Obesity and cigarette smoking are associated with HS severity but are unlikely to be the main trigger of disease in most patients. Prevalence of metabolic syndrome, major cardiovascular events, cardiac death, and diabetes (type 1 or type 2) are increased in HS compared to the general populations. Some of the most frequently associated comorbidities are related to mental health, and depression, anxiety, and risk of suicide are major burdens for the population. Regional ileitis (Crohn disease) has a statistical association with HS, while ulcerative colitis does not.
HS is often accompanied by the other disorders of the "follicular occlusion tetrad," which includes acne conglobata, dissecting cellulitis, and pilonidal sinus. Less frequent associations to keep in mind are increased risk of polycystic ovarian syndrome and lymphoma. People with Down syndrome are known to be at increased risk of HS.
A positive family history is reported in 30%-50% of patients in recent cohorts, and familial risk studies indicate a 20-fold risk of disease development for those with an affected first-degree relative. Pathogenic variants affecting the gamma-secretase complex genes PSENEN, PSEN1, and NCSTN have been reported in familial cases.

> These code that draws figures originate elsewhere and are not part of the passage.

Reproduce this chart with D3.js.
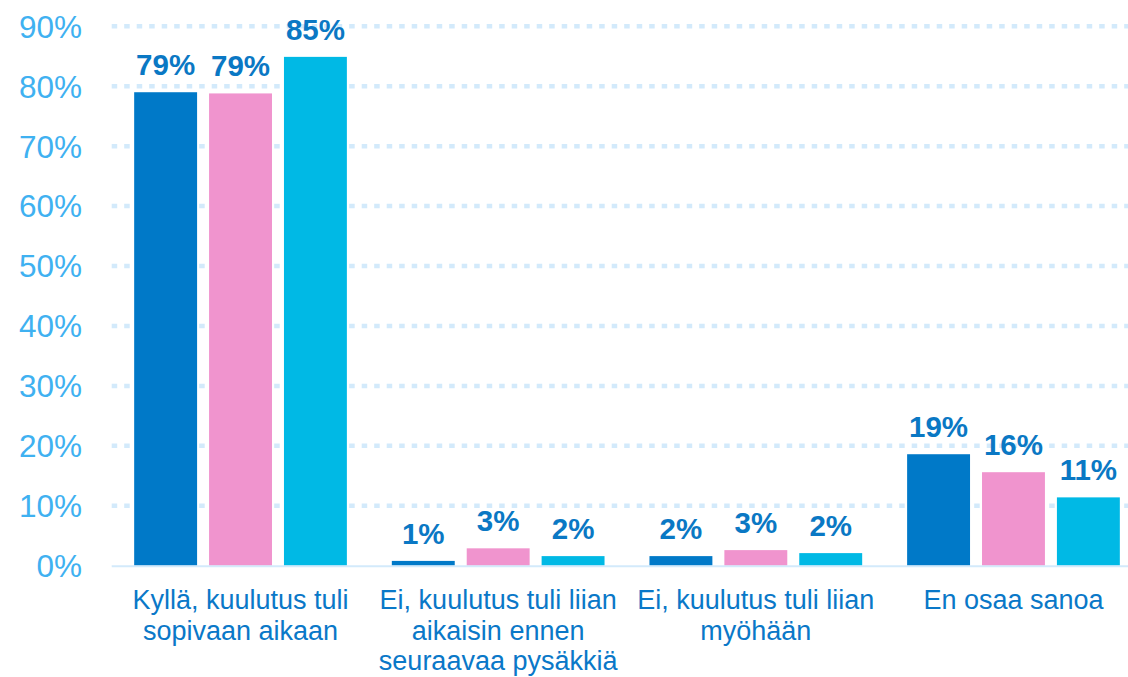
<!DOCTYPE html>
<html>
<head>
<meta charset="utf-8">
<script src="https://cdn.jsdelivr.net/npm/d3@7"></script>
<style>
  body { margin: 0; background: #fff; }
  text { font-family: "Liberation Sans", Arial, sans-serif; }
</style>
</head>
<body>
<div id="chart"></div>
<script>
// chart data
let categories = [
  "Kyllä, kuulutus tuli sopivaan aikaan",
  "Ei, kuulutus tuli liian aikaisin ennen seuraavaa pysäkkiä",
  "Ei, kuulutus tuli liian myöhään",
  "En osaa sanoa"
];
let seriesNames = ["s1", "s2", "s3"];
let seriesValues = [
  [79.0, 0.8, 1.6, 18.6],
  [78.8, 2.9, 2.6, 15.6],
  [84.9, 1.6, 2.1, 11.4]
];
let valueLabels = [
  ["79%", "1%", "2%", "19%"],
  ["79%", "3%", "3%", "16%"],
  ["85%", "2%", "2%", "11%"]
];
let yTicks = [0, 10, 20, 30, 40, 50, 60, 70, 80, 90];
let colors = ["#0079c8", "#f094ce", "#00b9e5"];

let svgWidth = 1128;
let svgHeight = 677;

let svg = d3.select("#chart")
  .append("svg")
  .attr("width", svgWidth)
  .attr("height", svgHeight);

// scales
let x = d3.scaleBand()
  .domain(categories)
  .range([111.7, 1142.3]);

let xInner = d3.scaleBand()
  .domain(seriesNames)
  .range([0, x.bandwidth()])
  .paddingInner(0.16)
  .paddingOuter(0.3);

let y = d3.scaleLinear()
  .domain([0, 90])
  .range([565.7, 26.3]);

// gridlines
svg.append("g")
  .selectAll("line")
  .data(yTicks.filter(d => d > 0))
  .enter()
  .append("line")
  .attr("x1", x.range()[0])
  .attr("x2", x.range()[1])
  .attr("y1", d => y(d))
  .attr("y2", d => y(d))
  .attr("stroke", "#d3eafb")
  .attr("stroke-width", 4.5)
  .attr("stroke-dasharray", "5.5,7");

// y tick labels
svg.append("g")
  .selectAll("text")
  .data(yTicks)
  .enter()
  .append("text")
  .attr("x", 82)
  .attr("y", d => y(d))
  .attr("dy", "0.36em")
  .attr("text-anchor", "end")
  .style("font-size", "31.5px")
  .style("fill", "#3fb1f1")
  .text(d => d + "%");

// bars
let groups = svg.append("g")
  .selectAll("g")
  .data(seriesNames)
  .enter()
  .append("g");

groups.each(function (s, si) {
  let g = d3.select(this);
  let rows = categories.map((c, ci) => ({ c: c, v: seriesValues[si][ci], label: valueLabels[si][ci] }));

  g.selectAll("rect")
    .data(rows)
    .enter()
    .append("rect")
    .attr("x", d => x(d.c) + xInner(s))
    .attr("y", d => y(d.v))
    .attr("width", xInner.bandwidth())
    .attr("height", d => y(0) - y(d.v))
    .attr("fill", colors[si]);

  g.selectAll("text")
    .data(rows)
    .enter()
    .append("text")
    .attr("x", d => x(d.c) + xInner(s) + xInner.bandwidth() / 2)
    .attr("y", d => y(d.v) - 17)
    .attr("text-anchor", "middle")
    .style("font-size", "29.5px")
    .style("font-weight", "bold")
    .style("fill", "#0a78c4")
    .text(d => d.label);
});

// baseline
svg.append("line")
  .attr("x1", x.range()[0])
  .attr("x2", x.range()[1])
  .attr("y1", y(0) + 0.5)
  .attr("y2", y(0) + 0.5)
  .attr("stroke", "#d3eafb")
  .attr("stroke-width", 2);

// category labels with wrapping
let catLabels = svg.append("g")
  .selectAll("text")
  .data(categories)
  .enter()
  .append("text")
  .attr("text-anchor", "middle")
  .style("font-size", "27px")
  .style("fill", "#0a78c8");

catLabels.each(function (c) {
  let t = d3.select(this);
  let cx = x(c) + x.bandwidth() / 2;
  let words = c.split(" ");
  let lines = [];
  let line = [];
  let probe = t.append("tspan");
  words.forEach(w => {
    line.push(w);
    probe.text(line.join(" "));
    if (probe.node().getComputedTextLength() > 254 && line.length > 1) {
      line.pop();
      lines.push(line.join(" "));
      line = [w];
    }
  });
  lines.push(line.join(" "));
  probe.remove();
  lines.forEach((l, i) => {
    t.append("tspan")
      .attr("x", cx)
      .attr("y", 609 + i * 30.5)
      .text(l);
  });
});
</script>
</body>
</html>
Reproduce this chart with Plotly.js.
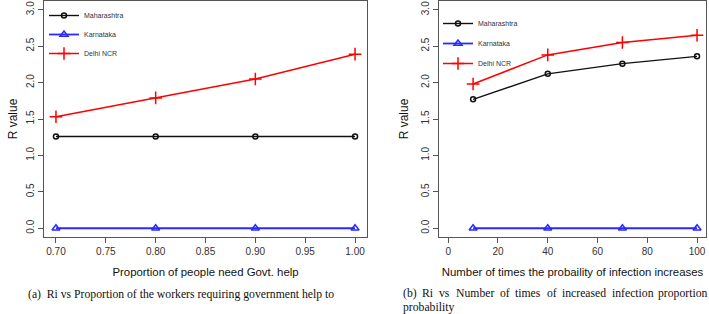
<!DOCTYPE html>
<html>
<head>
<meta charset="utf-8">
<script src="https://cdn.plot.ly/plotly-3.0.1.min.js"></script>
<style>html,body{margin:0;padding:0;background:#fff;}#chart{width:709px;height:314px;}</style>
</head>
<body>
<div id="chart"></div>
<script>
// ---- data ----
const seriesNames = ["Maharashtra", "Karnataka", "Delhi NCR"];
const xA = [0.70, 0.80, 0.90, 1.00];           // Proportion of people need Govt. help
const maharashtraA = [1.26, 1.26, 1.26, 1.26];
const karnatakaA = [0.0, 0.0, 0.0, 0.0];
const delhiA = [1.53, 1.79, 2.05, 2.39];

const xB = [10, 40, 70, 100];                   // Number of times probability increases
const maharashtraB = [1.77, 2.12, 2.26, 2.36];
const karnatakaB = [0.0, 0.0, 0.0, 0.0];
const delhiB = [1.98, 2.38, 2.55, 2.65];

const xTitleA = "Proportion of people need Govt. help";
const xTitleB = "Number of times the probaility of infection increases";
const yTitle = "R value";
const captionA = "(a)  Ri vs Proportion of the workers requiring government help to";
const captionBWords = ["(b)", "Ri", "vs", "Number", "of", "times", "of", "increased", "infection", "proportion"];
const captionBLine2 = "probability";

// ---- layout helpers ----
const W = 709, H = 314;
const px = v => v / W;
const py = v => 1 - v / H;

const styles = [
  {color: "#111111", symbol: "circle-open", size: 5, lw: 1.4},
  {color: "#2a2aff", symbol: "triangle-up-open", size: 7, lw: 1.8},
  {color: "#ff0000", symbol: "cross-thin-open", size: 9, lw: 1.5}
];

function mk(x, y, i, xa, ya, leg, grp) {
  const s = styles[i];
  return {
    x: x, y: y, name: seriesNames[i], type: "scatter", mode: "lines+markers",
    xaxis: xa, yaxis: ya, legend: leg, legendgroup: grp,
    line: {color: s.color, width: s.lw},
    marker: {symbol: s.symbol, size: s.size, color: s.color, line: {color: s.color, width: 1.5}}
  };
}

const traces = [
  mk(xA, maharashtraA, 0, "x", "y", "legend", "a0"),
  mk(xA, karnatakaA, 1, "x", "y", "legend", "a1"),
  mk(xA, delhiA, 2, "x", "y", "legend", "a2"),
  mk(xB, maharashtraB, 0, "x2", "y2", "legend2", "b0"),
  mk(xB, karnatakaB, 1, "x2", "y2", "legend2", "b1"),
  mk(xB, delhiB, 2, "x2", "y2", "legend2", "b2")
];

const tickFont = {family: "Liberation Sans, Arial, sans-serif", size: 10, color: "#333"};
const xTitleFont = {family: "Liberation Sans, Arial, sans-serif", size: 11.4, color: "#111"};
const yTitleFont = {family: "Liberation Sans, Arial, sans-serif", size: 12, color: "#111"};

function xax(domain, range, tick0, dtick, fmt, title, anchor) {
  return {
    domain: domain, range: range, anchor: anchor, tick0: tick0, dtick: dtick, tickformat: fmt,
    showgrid: false, zeroline: false, showline: true, mirror: true, linecolor: "#555", linewidth: 1,
    ticks: "outside", ticklen: 5, tickcolor: "#555", tickfont: tickFont,
    title: {text: title, font: xTitleFont, standoff: 12}
  };
}
function yax(domain, anchor, standoff) {
  return {
    domain: domain, range: [-0.12, 3.12], anchor: anchor, tick0: 0, dtick: 0.5, tickformat: ".1f",
    showgrid: false, zeroline: false, showline: true, mirror: true, linecolor: "#555", linewidth: 1,
    ticks: "outside", ticklen: 5, tickcolor: "#555", tickfont: tickFont, tickangle: -90,
    title: {text: yTitle, font: yTitleFont, standoff: standoff}
  };
}

const yDom = [py(237), py(1)];
const capFont = {family: "Liberation Serif, Times New Roman, serif", size: 11.7, color: "#111"};
const annotations = [];
annotations.push({xref: "paper", yref: "paper", x: px(27), y: py(294), xanchor: "left", yanchor: "middle",
  text: captionA, showarrow: false, font: capFont});
const wordX = [402, 421.4, 438.3, 454.5, 498.7, 514.2, 545.5, 561.1, 611.1, 708];
captionBWords.forEach((w, i) => {
  const last = i === captionBWords.length - 1;
  annotations.push({xref: "paper", yref: "paper", x: px(wordX[i]), y: py(293),
    xanchor: last ? "right" : "left", yanchor: "middle",
    text: w, showarrow: false, font: capFont});
});
annotations.push({xref: "paper", yref: "paper", x: px(402), y: py(307), xanchor: "left", yanchor: "middle",
  text: captionBLine2, showarrow: false, font: capFont});
annotations.forEach(a => { a.borderpad = 0; });

const legFont = {family: "Liberation Sans, Arial, sans-serif", size: 7, color: "#333"};
const layout = {
  width: W, height: H,
  margin: {l: 0, r: 0, t: 0, b: 0},
  paper_bgcolor: "#fff", plot_bgcolor: "#fff",
  showlegend: true,
  xaxis: xax([px(44), px(367)], [0.688, 1.012], 0.7, 0.05, ".2f", xTitleA, "y"),
  yaxis: yax(yDom, "x", 4),
  xaxis2: xax([px(439), px(706)], [-3.7, 103.6], 0, 20, "d", xTitleB, "y2"),
  yaxis2: yax(yDom, "x2", 8),
  legend: {x: px(44), y: py(1), xanchor: "left", yanchor: "top", bgcolor: "rgba(0,0,0,0)",
    font: legFont, itemwidth: 30, tracegroupgap: 0, traceorder: "normal"},
  legend2: {x: px(438), y: py(9), xanchor: "left", yanchor: "top", bgcolor: "rgba(0,0,0,0)",
    font: legFont, itemwidth: 30, tracegroupgap: 1, traceorder: "grouped"},
  annotations: annotations
};

Plotly.newPlot("chart", traces, layout, {staticPlot: true, displayModeBar: false});
</script>
</body>
</html>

Associated syndromes include PASH (pyoderma gangrenosum, acne, and hidradenitis suppurativa), PAPASH (pyogenic arthritis, pyoderma gangrenosum, acne, and hidradenitis suppurativa), and PsAPASH (psoriatic arthritis, pyoderma gangrenosum, acne, and hidradenitis suppurativa), and these may in some cases be associated with mutations in PSTPIP1.
Pediatric patient considerations: HS usually presents after puberty and is more common in girls. In children presenting with early-onset disease, there is a strong association with widespread involvement, hormonal imbalance, and a strong family history. As in adults, higher rates of coexisting obesity, anxiety disorders, acne vulgaris, and acne conglobata are reported. In patients presenting younger than 11 years, signs of precocious puberty may be observed.